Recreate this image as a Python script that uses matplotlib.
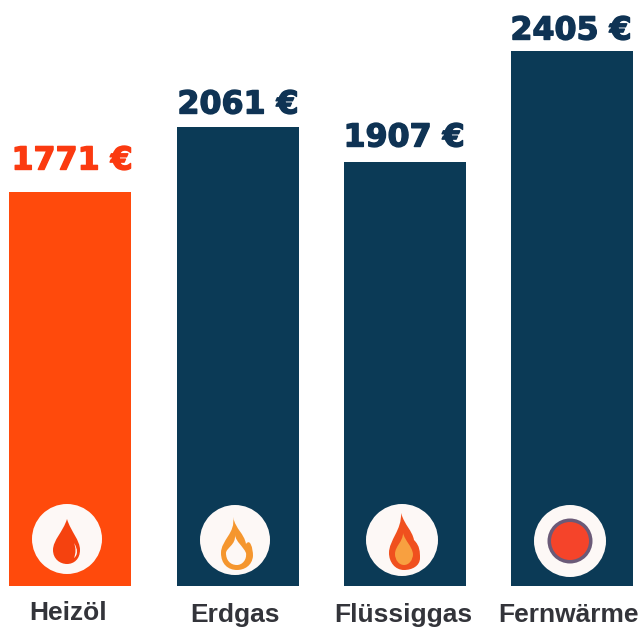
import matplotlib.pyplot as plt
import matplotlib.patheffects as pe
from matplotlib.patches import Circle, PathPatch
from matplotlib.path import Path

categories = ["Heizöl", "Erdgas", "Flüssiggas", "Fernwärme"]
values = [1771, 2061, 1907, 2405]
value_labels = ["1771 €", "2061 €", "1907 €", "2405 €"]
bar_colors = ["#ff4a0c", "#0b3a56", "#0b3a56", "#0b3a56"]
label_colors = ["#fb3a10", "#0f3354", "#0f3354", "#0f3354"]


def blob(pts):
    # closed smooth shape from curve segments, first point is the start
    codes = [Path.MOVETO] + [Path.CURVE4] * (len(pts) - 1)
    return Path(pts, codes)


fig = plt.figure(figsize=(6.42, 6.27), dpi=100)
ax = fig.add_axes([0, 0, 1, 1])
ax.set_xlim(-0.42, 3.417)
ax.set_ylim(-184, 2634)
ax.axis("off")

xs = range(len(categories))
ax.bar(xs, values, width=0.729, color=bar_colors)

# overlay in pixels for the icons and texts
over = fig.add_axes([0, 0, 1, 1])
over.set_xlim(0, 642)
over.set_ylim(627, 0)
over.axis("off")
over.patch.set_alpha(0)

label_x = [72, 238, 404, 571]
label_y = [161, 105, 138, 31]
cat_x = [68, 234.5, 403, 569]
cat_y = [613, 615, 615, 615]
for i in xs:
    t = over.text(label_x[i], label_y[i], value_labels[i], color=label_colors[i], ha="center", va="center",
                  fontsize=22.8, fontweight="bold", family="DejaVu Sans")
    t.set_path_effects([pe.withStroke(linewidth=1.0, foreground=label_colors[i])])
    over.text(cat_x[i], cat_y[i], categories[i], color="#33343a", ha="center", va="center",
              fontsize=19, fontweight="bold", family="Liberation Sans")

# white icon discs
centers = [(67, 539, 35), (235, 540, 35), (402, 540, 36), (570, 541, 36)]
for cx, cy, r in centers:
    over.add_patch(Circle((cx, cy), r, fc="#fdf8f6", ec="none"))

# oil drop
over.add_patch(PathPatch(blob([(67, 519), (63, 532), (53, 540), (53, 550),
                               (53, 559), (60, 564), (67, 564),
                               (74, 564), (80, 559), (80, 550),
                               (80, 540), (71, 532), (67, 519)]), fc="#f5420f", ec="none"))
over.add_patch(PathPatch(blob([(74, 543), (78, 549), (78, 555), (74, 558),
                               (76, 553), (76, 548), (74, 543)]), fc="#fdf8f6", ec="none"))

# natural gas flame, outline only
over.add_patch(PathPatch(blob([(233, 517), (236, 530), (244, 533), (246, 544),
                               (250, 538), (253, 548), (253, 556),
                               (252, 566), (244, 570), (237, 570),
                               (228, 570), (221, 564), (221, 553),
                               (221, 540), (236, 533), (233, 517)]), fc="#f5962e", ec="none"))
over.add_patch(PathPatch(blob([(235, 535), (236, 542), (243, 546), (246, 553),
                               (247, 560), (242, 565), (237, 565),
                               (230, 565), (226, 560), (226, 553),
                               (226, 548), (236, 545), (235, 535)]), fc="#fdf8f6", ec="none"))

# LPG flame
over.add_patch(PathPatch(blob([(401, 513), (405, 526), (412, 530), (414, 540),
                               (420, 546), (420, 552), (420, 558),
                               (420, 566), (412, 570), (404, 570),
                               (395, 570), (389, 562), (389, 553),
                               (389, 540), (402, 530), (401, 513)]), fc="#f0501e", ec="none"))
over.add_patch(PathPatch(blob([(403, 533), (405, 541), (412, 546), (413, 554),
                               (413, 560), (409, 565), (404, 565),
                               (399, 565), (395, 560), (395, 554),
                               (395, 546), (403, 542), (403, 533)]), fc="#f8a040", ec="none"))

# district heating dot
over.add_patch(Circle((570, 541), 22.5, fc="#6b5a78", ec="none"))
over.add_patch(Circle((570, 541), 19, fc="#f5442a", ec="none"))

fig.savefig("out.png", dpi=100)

● **TASK TO CARRY OUT**:
Give again, word for word, every line from the top of the data above to the line holding "over.patch.set_alpha(0)", inclusive, with the pictures left out.

● **EXERCISE SOLUTION**:
Recreate this image as a Python script that uses matplotlib.
import matplotlib.pyplot as plt
import matplotlib.patheffects as pe
from matplotlib.patches import Circle, PathPatch
from matplotlib.path import Path

categories = ["Heizöl", "Erdgas", "Flüssiggas", "Fernwärme"]
values = [1771, 2061, 1907, 2405]
value_labels = ["1771 €", "2061 €", "1907 €", "2405 €"]
bar_colors = ["#ff4a0c", "#0b3a56", "#0b3a56", "#0b3a56"]
label_colors = ["#fb3a10", "#0f3354", "#0f3354", "#0f3354"]


def blob(pts):
    # closed smooth shape from curve segments, first point is the start
    codes = [Path.MOVETO] + [Path.CURVE4] * (len(pts) - 1)
    return Path(pts, codes)


fig = plt.figure(figsize=(6.42, 6.27), dpi=100)
ax = fig.add_axes([0, 0, 1, 1])
ax.set_xlim(-0.42, 3.417)
ax.set_ylim(-184, 2634)
ax.axis("off")

xs = range(len(categories))
ax.bar(xs, values, width=0.729, color=bar_colors)

# overlay in pixels for the icons and texts
over = fig.add_axes([0, 0, 1, 1])
over.set_xlim(0, 642)
over.set_ylim(627, 0)
over.axis("off")
over.patch.set_alpha(0)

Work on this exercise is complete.